Entro al metro de Bellas Artes, confiado, triunfante, luego de un día productivo de diligencias cumplidas. Veo el tumulto de gente frente a los torniquetes que no tienen como entrar y hacer uso del servicio, a pesar de tener el dinero. Hago maravillas para esquivar como un motorizado a la gente acumulada.

Paso la tarjeta recargable sobre el lector y mi cuerpo avanza confiado, aunque el torniquete se mantiene intacto, no se movió. La inercia de mi confianza hace que me de un coñazo en la cadera. No me quedan viajes. Miro hacia arriba y digo en tono alto “el coño de la madre”.

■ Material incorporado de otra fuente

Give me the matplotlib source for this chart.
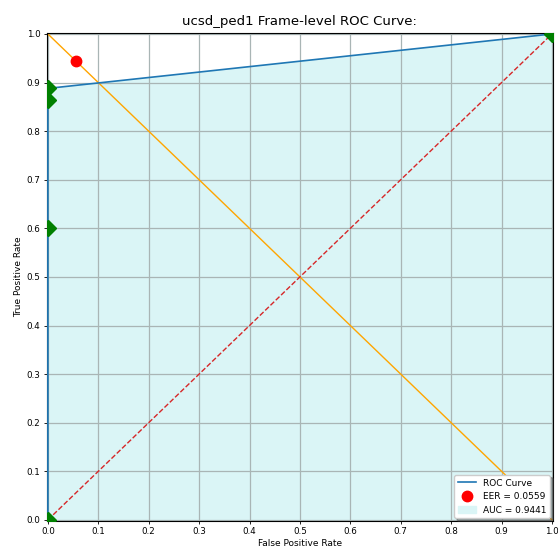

La señora que justo estaba atrás mío, se cagó de la risa. Un ademán más parecido a la empatía que a la burda.

Camino derrotado hacia la taquilla para pagar unos 20 viajes más -que es lo mismo a 40 bolívares, que es lo mismo a 1,6$-, en caso de disponerlos en la cuenta. La cola es larga y avanzaba lentamente.

¿Número de cédula?

¿Tipo de cuenta?

¿Clave?

Son tres preguntas que determinan la transacción de la recarga. Son 3 las variables a conjugar para que haya algún error y la cola se alargue. Puede que el punto de venta pierda señal o justamente ese día no funcione bien. Puede que no se tenga el dinero suficiente en la cuenta. Puede que el usuario se confunda de tarjeta. Puede que la persona que cobra esté obstinada.

Justo en el momento que me pongo de último, todas las colas se difuminan y me percato que se debe a que el miliciano abre una puerta de acceso hacia dentro del metro y la gente corre para entrar gratis.

Tenía que aprovechar mi momento.

En ese preciso instante, la señora que se había reído de mi desgracia, me grita: “¡Gordo, vente!”. Había usado su tarjeta y su cuerpo estaba a medio pasar y me señala el espacio entre su cuerpo y el torniquete, para que así entendiera que me invitaba a pasar cuerpo con cuerpo, juntos, hacia adentro.

Veo a la gente pasar rápido por la puerta abierta. Veo a la señora que me llamó gordo. Debo tomar una decisión.

Pasé por la puerta corriendito. Pero una vez adentro le digo a la señora: “coño, de todas maneras, un millón”. Y me responde: “no te preocupes, a mí me toco hacer esa cola en la mañana y que ladilla”.

Agradecí infinitamente la intención. Su gesto me enseñó a ser más solidario con quienes cazan güiro a pie de torniquete.

***

Voy entrando por la estación de La California, y cuando iba al torniquete para pasar mi tarjeta la señora miliciana me dice en voz alta: “Gordo, pasa por aquí”. Y me abre la puerta.

La veo a los ojos, le sonrío y le doy los buenos días. Paso adelante y pienso: capaz le caí bien.